L’opposizione cerimoniale tra le due tipologie di eventi,
implicante anche concetti come purità/impurità, è normalmente
espressa attraverso colori o fiori con significati simbolici
contrastanti. Nei rituali del caso, specifici alimenti fanno la loro
comparsa. Un esempio per tutti: lo sraddha
è una cerimonia funebre praticata dalle caste più alte ed include
l’offerta di pinda
(letteralmente ‘palla’, si tratta di una palla, appunto, di riso
cotto). Il significato della parola pinda
è a tal punto associato all’evento luttuoso che, per quanto il
termine sia generico, non compare mai in riferimento a nessun altro
cibo di forma rotonda. Allo stesso modo, nessuno userebbe mai grani
di sesamo nero per festeggiare una ricorrenza felice. Il sesamo nero
è infatti un alimento considerato indicatore rituale di eventi
negativi. In Karnataka la melanzana non dev’essere mai usata per
uno sraddha,
probabilmente per non legare un vegetale così tanto utilizzato nella
cucina locale all’idea d’impurità connessa al funerale. Per la
stessa ragione gli alimenti tipici dello sraddha
sono inaccettabili come offerte per le divinità.
Per concludere
In questo
breve testo ho cercato di esplicitare attraverso alcuni esempi
insoliti quanto cibo e credenze siano intimamente interconnessi. Mi
rendo conto di aver scelto un’area religiosa estremamente complessa
e variegata, che certamente non ho potuto trattare con completezza né
esaustività. Il politeismo induista, a causa delle difficoltà
oggettive inevitabilmente connesse alla trattazione delle sue
innumerevoli forme e varianti locali, della sua profondità teologica
e filosofica e della sua storia millenaria, è spesso, per timore o
per rispetto, taciuto.

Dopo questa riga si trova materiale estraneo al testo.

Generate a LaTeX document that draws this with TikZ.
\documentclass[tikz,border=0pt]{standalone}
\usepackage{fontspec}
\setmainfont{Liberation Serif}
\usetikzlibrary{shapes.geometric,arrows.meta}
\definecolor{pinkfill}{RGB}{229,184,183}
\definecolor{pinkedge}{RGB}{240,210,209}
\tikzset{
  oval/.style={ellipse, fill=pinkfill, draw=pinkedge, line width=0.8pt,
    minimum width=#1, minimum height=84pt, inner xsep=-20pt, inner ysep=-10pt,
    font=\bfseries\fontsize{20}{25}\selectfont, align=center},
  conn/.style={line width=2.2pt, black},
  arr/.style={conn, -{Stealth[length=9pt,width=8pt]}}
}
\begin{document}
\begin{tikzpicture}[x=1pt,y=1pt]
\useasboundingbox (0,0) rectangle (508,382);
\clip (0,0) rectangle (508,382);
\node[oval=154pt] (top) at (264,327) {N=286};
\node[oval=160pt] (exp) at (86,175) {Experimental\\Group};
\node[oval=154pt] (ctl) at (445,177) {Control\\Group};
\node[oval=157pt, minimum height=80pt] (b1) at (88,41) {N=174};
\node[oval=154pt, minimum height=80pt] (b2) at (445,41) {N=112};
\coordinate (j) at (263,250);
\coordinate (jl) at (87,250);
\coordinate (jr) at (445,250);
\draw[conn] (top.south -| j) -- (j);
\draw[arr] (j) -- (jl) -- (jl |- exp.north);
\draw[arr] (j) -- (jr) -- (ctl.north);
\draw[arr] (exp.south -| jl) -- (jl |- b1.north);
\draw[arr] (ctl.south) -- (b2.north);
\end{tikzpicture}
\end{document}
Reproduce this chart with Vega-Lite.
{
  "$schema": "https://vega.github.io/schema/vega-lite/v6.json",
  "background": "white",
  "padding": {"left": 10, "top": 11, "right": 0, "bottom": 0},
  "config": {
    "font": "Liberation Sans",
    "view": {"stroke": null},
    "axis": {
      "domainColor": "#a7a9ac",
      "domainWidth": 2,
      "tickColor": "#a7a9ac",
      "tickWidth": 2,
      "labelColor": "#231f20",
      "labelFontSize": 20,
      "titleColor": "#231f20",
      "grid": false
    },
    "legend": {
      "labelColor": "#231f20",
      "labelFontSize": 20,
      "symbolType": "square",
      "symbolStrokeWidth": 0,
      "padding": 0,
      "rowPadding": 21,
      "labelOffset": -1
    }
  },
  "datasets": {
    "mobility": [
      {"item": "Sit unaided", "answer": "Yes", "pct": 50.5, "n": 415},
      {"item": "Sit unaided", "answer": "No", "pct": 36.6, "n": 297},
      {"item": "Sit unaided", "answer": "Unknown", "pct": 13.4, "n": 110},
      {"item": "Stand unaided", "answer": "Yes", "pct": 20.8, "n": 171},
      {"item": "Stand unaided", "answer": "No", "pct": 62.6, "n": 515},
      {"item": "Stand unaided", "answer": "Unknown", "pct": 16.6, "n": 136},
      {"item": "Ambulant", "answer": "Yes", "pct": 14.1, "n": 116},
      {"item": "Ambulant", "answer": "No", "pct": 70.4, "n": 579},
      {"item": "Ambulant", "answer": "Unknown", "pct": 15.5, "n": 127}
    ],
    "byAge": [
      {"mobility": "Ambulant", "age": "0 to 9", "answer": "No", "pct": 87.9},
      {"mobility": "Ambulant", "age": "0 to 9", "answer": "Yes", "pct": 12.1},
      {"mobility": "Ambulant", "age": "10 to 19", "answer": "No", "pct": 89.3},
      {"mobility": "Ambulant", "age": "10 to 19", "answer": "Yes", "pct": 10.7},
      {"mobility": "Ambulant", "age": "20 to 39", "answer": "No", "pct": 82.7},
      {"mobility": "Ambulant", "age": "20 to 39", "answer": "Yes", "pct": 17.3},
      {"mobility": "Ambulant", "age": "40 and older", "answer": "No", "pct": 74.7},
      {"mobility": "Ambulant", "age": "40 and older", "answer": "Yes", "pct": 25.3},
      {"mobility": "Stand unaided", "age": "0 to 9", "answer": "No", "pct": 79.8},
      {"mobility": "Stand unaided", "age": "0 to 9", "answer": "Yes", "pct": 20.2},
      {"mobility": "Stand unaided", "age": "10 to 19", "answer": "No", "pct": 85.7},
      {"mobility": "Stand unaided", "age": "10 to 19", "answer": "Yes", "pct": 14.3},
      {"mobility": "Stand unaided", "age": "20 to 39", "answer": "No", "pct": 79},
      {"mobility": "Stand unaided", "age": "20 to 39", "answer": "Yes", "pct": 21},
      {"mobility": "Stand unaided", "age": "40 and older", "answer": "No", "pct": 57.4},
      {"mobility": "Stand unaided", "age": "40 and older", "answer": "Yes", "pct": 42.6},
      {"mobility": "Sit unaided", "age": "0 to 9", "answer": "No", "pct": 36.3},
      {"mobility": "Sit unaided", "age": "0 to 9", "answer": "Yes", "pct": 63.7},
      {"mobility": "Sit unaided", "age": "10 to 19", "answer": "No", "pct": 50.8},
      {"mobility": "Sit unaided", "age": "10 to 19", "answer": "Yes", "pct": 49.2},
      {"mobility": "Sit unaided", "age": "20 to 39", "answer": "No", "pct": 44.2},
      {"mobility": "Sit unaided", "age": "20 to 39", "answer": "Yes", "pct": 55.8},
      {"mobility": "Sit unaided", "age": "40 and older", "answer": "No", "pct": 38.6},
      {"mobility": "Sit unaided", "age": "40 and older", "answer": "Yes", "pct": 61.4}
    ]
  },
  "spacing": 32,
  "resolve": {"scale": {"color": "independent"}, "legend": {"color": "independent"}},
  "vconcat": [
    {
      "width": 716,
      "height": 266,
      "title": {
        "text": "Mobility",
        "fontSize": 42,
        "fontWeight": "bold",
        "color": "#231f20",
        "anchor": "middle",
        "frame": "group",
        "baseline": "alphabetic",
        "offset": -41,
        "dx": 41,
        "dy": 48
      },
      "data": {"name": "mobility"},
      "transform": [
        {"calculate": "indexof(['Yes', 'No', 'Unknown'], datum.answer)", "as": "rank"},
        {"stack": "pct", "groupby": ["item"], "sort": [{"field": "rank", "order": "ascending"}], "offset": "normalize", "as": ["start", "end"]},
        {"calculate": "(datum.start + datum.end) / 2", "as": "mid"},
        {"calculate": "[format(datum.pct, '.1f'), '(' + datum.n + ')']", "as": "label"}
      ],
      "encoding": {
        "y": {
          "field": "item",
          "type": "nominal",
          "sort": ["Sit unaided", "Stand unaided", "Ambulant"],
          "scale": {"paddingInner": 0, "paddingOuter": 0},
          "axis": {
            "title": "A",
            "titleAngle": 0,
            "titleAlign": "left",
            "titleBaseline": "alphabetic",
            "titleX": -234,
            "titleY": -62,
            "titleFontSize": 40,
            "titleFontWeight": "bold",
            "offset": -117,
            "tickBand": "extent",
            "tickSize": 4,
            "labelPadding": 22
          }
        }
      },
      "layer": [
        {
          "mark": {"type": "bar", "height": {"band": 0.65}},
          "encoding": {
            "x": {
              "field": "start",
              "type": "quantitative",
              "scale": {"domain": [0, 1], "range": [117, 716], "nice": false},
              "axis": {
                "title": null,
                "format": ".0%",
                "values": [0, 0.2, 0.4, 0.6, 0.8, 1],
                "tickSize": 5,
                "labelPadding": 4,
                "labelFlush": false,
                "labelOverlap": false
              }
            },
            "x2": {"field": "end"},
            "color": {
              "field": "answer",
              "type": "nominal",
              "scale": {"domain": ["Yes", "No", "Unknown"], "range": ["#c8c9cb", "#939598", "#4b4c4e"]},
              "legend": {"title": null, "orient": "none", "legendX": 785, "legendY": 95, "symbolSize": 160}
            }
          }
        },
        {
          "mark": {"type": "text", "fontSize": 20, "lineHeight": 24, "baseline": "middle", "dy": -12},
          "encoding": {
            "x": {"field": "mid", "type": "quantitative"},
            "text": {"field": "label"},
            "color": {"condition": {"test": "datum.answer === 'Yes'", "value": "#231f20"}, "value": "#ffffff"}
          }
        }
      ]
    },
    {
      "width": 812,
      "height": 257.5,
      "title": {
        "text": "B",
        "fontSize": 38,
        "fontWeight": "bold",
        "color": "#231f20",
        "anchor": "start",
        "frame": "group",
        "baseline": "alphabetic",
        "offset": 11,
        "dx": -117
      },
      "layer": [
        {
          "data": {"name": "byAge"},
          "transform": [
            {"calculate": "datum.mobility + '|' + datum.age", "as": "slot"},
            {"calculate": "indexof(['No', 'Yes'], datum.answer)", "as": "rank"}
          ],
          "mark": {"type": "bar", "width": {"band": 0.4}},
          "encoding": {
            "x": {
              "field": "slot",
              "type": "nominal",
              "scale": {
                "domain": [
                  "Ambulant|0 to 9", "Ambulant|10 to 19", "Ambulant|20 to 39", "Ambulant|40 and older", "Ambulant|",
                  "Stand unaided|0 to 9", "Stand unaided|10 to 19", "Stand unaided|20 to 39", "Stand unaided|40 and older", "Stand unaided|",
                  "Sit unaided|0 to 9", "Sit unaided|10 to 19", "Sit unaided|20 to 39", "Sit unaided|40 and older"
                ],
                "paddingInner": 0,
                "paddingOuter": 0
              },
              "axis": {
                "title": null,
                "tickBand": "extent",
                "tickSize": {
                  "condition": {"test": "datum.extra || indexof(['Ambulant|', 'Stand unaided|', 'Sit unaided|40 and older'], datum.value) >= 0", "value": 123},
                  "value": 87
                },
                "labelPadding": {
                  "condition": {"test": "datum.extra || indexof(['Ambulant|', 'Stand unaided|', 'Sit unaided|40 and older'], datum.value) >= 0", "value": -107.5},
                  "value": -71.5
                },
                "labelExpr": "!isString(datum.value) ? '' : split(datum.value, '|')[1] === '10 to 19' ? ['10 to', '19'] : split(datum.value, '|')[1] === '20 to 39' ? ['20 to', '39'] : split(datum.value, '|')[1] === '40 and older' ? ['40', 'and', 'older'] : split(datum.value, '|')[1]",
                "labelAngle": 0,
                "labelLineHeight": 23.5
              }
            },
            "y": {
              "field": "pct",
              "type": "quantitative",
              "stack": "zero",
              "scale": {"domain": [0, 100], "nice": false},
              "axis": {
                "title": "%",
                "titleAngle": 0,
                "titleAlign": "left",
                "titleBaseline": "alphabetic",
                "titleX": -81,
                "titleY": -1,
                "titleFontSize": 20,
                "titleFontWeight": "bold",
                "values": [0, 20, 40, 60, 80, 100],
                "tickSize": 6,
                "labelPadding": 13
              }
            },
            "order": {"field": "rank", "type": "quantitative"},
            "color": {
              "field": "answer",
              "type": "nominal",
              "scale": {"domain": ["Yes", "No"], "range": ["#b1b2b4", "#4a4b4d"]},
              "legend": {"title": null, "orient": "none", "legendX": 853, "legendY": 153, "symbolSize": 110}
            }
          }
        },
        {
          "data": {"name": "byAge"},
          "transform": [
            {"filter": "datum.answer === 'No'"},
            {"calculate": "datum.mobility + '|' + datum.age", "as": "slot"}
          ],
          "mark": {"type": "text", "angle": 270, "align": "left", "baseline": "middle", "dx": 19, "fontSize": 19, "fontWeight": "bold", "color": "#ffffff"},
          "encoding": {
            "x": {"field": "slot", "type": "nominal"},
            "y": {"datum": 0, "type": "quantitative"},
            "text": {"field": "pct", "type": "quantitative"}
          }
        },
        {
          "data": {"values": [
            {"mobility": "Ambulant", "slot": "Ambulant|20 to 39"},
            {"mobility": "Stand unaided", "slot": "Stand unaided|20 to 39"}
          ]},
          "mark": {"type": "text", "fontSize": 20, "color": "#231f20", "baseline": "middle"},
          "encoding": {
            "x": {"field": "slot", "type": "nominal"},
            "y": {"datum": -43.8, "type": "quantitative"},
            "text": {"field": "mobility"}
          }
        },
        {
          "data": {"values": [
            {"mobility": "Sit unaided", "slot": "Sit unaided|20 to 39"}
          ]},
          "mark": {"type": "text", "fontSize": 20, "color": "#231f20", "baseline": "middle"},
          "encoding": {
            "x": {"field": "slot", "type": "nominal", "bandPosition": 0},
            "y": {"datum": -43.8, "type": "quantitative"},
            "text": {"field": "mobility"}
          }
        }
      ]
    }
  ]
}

Tuttavia il mio intento non era certo quello
di affrontare l’analisi di un intero sistema religioso, ma, più
semplicemente, quello di riflettere su quanto gli alimenti siano
contenitori simbolici estremamente efficaci, adatti ad identificare,
omaggiare, ricordare, rappresentare, distinguere divinità e
festività, a segnalare le loro caratteristiche e peculiarità
all’interno di un contesto religioso come quello induista.
Mi
sono soffermata sulle funzioni, svolte dal naivedya,
di identificare ed opporre.
L’offerta
rituale ci mostra come proprio l’impiego di specifici alimenti sia
radicato nel pensiero religioso del devoto, che conosce le preferenze
gastronomiche delle divinità, i tempi, i luoghi e le quantità in
cui determinate ricette devono essere preparate e con quali
ingredienti. Per quanto riguarda i ritmi festivi, paradossalmente,
abbiamo visto come possa essere un alimento a definire una festa
sacra, ancor più che la divinità protagonista dei festeggiamenti, o
come il legame tra un cibo specifico ed un’occasione cerimoniale
possa essere saldo a tal punto da impedirne l’impiego in qualunque
altra situazione. Insomma, il devoto sa cosa il Dio gradisce e cosa
non accetta, e che comunica con lui, come in una preghiera,
attraverso un linguaggio simbolico veicolato dagli alimenti.